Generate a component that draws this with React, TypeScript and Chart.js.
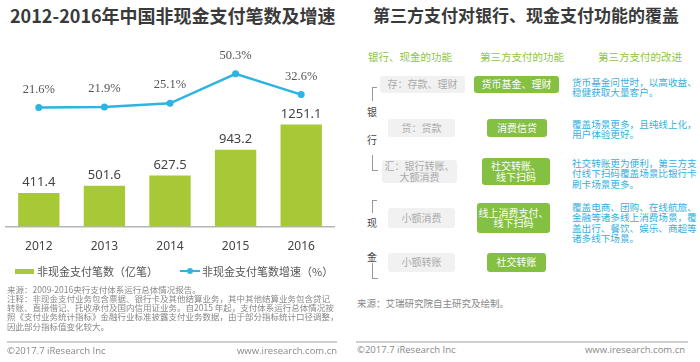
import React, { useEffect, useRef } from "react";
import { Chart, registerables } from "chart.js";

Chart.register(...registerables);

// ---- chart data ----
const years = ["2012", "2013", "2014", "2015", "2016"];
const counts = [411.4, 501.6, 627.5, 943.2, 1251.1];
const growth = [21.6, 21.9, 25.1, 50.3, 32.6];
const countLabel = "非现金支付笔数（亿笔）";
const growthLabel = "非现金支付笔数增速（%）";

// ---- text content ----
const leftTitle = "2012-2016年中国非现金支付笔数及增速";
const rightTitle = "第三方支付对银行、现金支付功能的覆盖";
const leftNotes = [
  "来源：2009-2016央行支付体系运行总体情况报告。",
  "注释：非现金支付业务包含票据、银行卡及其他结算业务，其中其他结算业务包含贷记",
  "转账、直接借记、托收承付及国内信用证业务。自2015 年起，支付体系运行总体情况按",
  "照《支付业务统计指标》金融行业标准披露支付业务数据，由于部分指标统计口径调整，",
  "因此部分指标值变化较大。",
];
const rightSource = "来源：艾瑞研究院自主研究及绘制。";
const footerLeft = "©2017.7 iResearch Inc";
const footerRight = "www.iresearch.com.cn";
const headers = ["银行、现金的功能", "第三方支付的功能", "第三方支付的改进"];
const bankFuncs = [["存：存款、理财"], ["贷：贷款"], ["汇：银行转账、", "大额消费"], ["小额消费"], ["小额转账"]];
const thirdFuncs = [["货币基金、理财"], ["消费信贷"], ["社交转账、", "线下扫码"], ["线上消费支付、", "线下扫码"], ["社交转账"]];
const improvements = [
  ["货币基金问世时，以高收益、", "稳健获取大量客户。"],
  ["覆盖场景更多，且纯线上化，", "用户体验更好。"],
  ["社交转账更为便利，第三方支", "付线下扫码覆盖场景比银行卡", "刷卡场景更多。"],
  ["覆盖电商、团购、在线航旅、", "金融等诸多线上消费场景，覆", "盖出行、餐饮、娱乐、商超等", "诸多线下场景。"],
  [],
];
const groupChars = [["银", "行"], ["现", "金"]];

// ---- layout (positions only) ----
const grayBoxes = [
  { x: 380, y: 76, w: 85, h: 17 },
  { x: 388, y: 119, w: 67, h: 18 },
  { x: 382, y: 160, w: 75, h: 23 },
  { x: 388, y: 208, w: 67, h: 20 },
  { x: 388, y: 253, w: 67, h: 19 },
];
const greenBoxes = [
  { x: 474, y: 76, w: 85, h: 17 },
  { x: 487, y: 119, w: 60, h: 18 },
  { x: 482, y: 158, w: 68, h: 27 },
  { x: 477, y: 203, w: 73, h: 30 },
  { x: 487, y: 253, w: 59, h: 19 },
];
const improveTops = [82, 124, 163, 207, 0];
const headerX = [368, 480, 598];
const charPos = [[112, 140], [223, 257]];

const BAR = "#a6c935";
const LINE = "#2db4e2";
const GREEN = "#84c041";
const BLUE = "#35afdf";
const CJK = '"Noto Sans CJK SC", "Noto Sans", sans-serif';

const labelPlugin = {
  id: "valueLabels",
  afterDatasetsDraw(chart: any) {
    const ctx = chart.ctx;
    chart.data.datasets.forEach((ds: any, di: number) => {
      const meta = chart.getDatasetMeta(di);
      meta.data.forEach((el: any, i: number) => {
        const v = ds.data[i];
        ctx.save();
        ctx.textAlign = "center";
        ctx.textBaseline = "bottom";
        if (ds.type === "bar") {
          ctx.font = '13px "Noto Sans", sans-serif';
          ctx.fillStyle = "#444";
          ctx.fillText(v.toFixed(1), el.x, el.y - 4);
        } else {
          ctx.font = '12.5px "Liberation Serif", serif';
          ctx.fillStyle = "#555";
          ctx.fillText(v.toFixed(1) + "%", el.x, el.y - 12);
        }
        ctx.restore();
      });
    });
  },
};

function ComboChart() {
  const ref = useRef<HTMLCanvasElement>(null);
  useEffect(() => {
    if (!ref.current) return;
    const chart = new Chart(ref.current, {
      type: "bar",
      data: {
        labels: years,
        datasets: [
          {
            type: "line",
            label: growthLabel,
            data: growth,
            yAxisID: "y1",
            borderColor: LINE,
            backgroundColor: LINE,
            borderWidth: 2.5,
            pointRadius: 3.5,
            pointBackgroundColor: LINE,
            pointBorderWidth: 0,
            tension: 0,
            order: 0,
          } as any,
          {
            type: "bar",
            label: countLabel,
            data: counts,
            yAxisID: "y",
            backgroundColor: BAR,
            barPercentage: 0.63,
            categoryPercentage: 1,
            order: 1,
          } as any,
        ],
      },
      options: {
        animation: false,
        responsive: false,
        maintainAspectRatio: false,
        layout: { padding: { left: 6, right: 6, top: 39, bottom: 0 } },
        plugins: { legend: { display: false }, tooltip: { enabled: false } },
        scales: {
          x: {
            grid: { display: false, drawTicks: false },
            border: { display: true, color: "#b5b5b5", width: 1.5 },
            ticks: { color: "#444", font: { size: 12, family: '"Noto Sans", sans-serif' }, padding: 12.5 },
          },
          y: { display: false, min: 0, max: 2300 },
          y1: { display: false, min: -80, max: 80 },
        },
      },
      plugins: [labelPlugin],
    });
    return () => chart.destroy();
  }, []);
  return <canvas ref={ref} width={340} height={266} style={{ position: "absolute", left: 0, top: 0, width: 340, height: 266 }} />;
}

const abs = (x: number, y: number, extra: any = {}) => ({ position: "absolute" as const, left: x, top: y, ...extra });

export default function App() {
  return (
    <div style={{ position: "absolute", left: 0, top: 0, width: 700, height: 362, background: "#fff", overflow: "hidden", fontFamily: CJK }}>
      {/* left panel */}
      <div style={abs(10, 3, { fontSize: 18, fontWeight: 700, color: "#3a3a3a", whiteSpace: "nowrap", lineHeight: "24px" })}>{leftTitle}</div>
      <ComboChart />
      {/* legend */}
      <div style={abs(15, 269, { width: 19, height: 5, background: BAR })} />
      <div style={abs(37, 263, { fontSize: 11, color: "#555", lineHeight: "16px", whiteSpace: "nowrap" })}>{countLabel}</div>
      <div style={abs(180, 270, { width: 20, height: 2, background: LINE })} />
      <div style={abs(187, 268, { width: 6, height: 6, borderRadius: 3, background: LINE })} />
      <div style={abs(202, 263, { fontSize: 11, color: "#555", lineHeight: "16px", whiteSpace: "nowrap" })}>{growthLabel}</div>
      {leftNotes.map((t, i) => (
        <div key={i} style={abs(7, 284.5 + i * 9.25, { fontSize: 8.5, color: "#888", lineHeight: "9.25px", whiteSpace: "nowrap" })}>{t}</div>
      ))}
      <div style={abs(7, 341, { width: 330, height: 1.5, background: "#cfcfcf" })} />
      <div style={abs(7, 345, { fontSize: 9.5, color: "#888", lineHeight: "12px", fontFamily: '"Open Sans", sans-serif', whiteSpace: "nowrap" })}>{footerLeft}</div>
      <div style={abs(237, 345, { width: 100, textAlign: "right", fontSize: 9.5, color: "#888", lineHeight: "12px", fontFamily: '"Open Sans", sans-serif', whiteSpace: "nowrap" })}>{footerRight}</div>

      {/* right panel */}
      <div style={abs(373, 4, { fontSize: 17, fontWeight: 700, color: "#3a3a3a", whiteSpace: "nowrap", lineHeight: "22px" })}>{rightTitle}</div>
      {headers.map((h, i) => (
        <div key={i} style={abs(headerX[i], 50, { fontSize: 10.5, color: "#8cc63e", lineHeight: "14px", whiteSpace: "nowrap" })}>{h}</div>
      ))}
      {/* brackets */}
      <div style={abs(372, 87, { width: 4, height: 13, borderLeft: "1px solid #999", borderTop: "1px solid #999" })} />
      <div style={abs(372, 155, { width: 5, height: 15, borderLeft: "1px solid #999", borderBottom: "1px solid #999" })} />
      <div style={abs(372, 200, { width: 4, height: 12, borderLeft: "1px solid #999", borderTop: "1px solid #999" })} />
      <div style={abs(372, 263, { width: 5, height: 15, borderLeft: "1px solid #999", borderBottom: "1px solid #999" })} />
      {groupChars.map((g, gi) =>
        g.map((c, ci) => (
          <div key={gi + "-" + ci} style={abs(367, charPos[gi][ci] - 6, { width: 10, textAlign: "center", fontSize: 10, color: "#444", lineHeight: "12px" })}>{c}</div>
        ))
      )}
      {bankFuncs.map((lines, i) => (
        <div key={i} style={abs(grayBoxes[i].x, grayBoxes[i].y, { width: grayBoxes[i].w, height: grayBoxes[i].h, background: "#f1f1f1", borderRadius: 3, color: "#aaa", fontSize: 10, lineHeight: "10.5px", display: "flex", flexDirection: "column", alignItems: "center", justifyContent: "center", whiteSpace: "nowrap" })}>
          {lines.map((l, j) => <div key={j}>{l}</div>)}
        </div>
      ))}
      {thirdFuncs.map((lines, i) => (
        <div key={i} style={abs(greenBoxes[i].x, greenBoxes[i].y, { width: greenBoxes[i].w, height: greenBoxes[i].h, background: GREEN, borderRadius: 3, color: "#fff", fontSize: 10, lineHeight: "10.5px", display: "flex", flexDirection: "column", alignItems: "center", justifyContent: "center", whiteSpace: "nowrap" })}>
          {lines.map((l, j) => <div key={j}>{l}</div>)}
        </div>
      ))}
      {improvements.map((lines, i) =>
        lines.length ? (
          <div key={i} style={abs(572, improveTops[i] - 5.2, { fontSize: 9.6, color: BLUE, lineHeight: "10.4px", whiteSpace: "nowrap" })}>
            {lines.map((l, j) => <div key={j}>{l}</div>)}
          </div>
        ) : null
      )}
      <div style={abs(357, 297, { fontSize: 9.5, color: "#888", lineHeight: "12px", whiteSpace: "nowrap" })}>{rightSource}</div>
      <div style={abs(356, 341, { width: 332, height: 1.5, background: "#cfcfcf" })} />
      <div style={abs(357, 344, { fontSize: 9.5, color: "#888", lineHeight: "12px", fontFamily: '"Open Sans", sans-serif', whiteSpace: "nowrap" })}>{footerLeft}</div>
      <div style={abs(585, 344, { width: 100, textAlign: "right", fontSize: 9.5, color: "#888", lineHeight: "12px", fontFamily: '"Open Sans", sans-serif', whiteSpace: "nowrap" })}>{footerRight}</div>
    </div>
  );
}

########

TASK BRIEF:
Every line from the top of the material above through the line with "Chart.register(...registerables);" should be duplicated exactly, please; leave out the pictures.

WRITTEN REPLY:
Generate a component that draws this with React, TypeScript and Chart.js.
import React, { useEffect, useRef } from "react";
import { Chart, registerables } from "chart.js";

Chart.register(...registerables);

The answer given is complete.